Kune Food, a Kenya-based cloud kitchen has shut down, causing over 90 employees to lose their jobs. Founded in December 2020, Kune Food offers ready-to-eat meals at affordable prices. In the early months of 2021, following a raise of over $1 million in pre-seed funding and some undisclosed loan from the bank in Kenya, the startup began operations with a trial in the same country.
Announcing the shutdown via his LinkedIn page, Robin Reecht, Founder and CEO of the Kenyan startup, detailed the reasons for the closure as tied to the “economic downturn and investment markets tightening up.” These concerns of Robin echo the general skepticism that has hit investment markets globally, carrying in its wake a flurry of layoffs and hiring freezes in startup companies.

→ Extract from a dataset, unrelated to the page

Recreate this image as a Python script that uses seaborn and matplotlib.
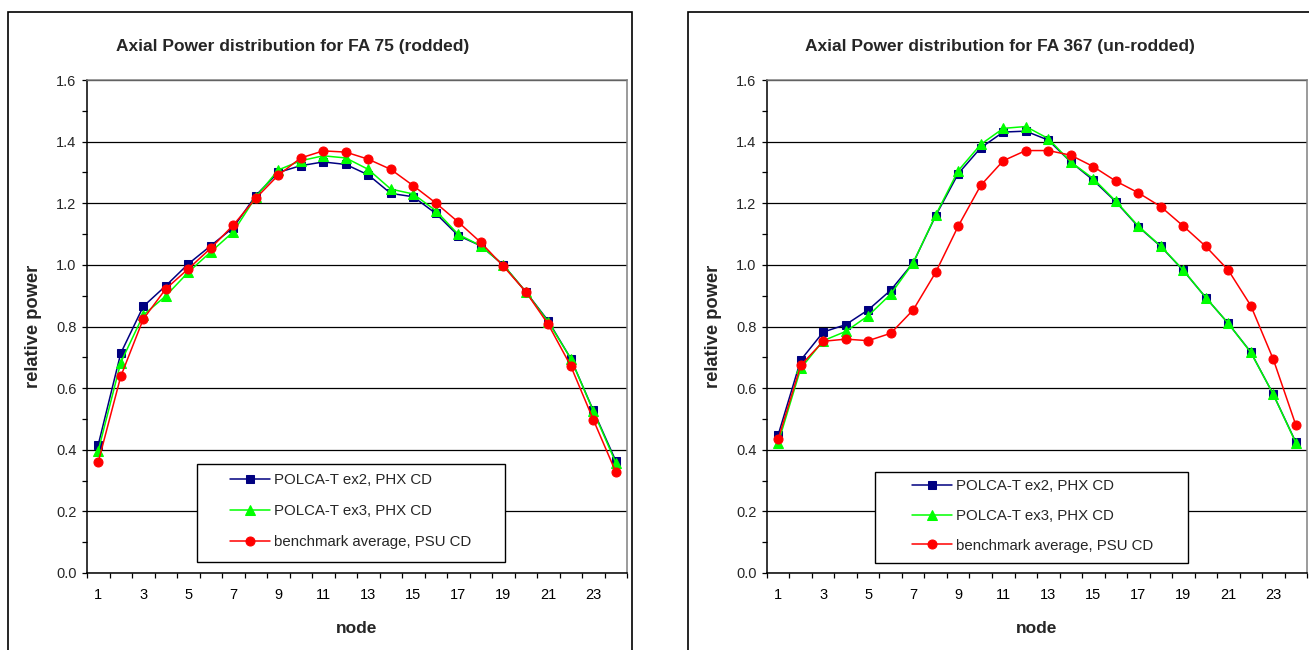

Startups in Africa generally grapple with a lot of issues that stifle their growth from dearth of good market research to team disagreements, poor execution and inflexibility, lack of finance, and government bottlenecks. According to Failory, about 7.5 out of 10 venture-backed startups fail globally. For Africa, this number is yet to be ascertained as the ecosystem is still relatively young.
Just this year, the startup had announced interests in raising about $3.5 million to boost its production, from investors, especially as it planned to consolidate its growth and ensure its attractiveness to investment. On this, Robin writes that,
Since the beginning of the year, we sold more than 55,000 meals, and acquired more than 6,000 individual customers and 100 corporate customers. But at $3 per meal, it just wasn’t enough to sustain our growth… Coupled with rising food costs deteriorating our margins, we just couldn’t keep going.
During its kick-off, the startup had raised controversies, with a huge backlash on Twitter on its claim, in a TechCrunch interview, that the launch of Kune was in reaction to the challenge of getting affordable and ready-to-eat meals in Kenya.
Many Kenyans on Twitter abrasively attacked the founder for the gain of white privilege, rather than a compelling business plan, in his ability to raise funds to kickstart the startup. Robin had to respond with an apology to ease online tensions on the startup’s value.
The startup had previously said that it had invested much of its funds in research and development to ensure that with its strong and dedicated in-house team, the startup was working consistently to menu advancement and meeting the changing demands of its customers. The startup had also established hubs across Nairobi, to be closer to its target client.
Kune’s investors over the rounds it had closed in the past, included Launch Africa Ventures, Century Oak Capital GmbH, and Consonance.
Find below a full excerpt of Robin’s statement.
Sad day. Kune Food closed down today.
Since the beginning of the year, we sold more than 55,000 meals, acquired more than 6,000 individual customers and 100 corporate customers. But at $3 per meal, it just wasn’t enough to sustain our growth.
With the current economic downturn and investment markets tightening up, we were unable to raise our next round. Coupled with rising food costs deteriorating our margins, we just couldn’t keep going.
My first thoughts go to my team. You put your heart and soul into building the Kune that so many people loved. I’m deeply sorry it didn’t work out.
To all my fellow entrepreneurs, please check the Kune “employee page” on LinkedIn and see if your recruitment needs could be filled by some of our team members. I know those are difficult times for you too. But they are terrific people who will bring tremendous value to your company. You can call me if you need any reference on a Kune employee.
My second thought goes to our investors. Some of you joined the Kune journey when it was just me and a Chef, delivering food on foot to a nearby office. Some others joined later and helped us grow into a foodtech startup with a tech platform, a factory, a kitchen studio, 7 distribution hubs, 6000 customers, and a team of 90 people. Not only did you invest in Kune but you gave us your time, brain-width, connections, and emotional support. I am deeply sorry that Kune’s vision didn’t come true. To betray your confidence is something for which I will never forgive myself.
My third thought goes to suppliers, customers, bankers, and partners of any sort who supported us along our way. I’m sincerely sorry for the outcome.
Many things could have been done differently, better certainly. The coming months will allow us to reflect on Kune’s failure, and I hope to share about it when the time will be right.
If you know anyone who could be interested to acquire Kune’s IP or Assets, please reach out by PM.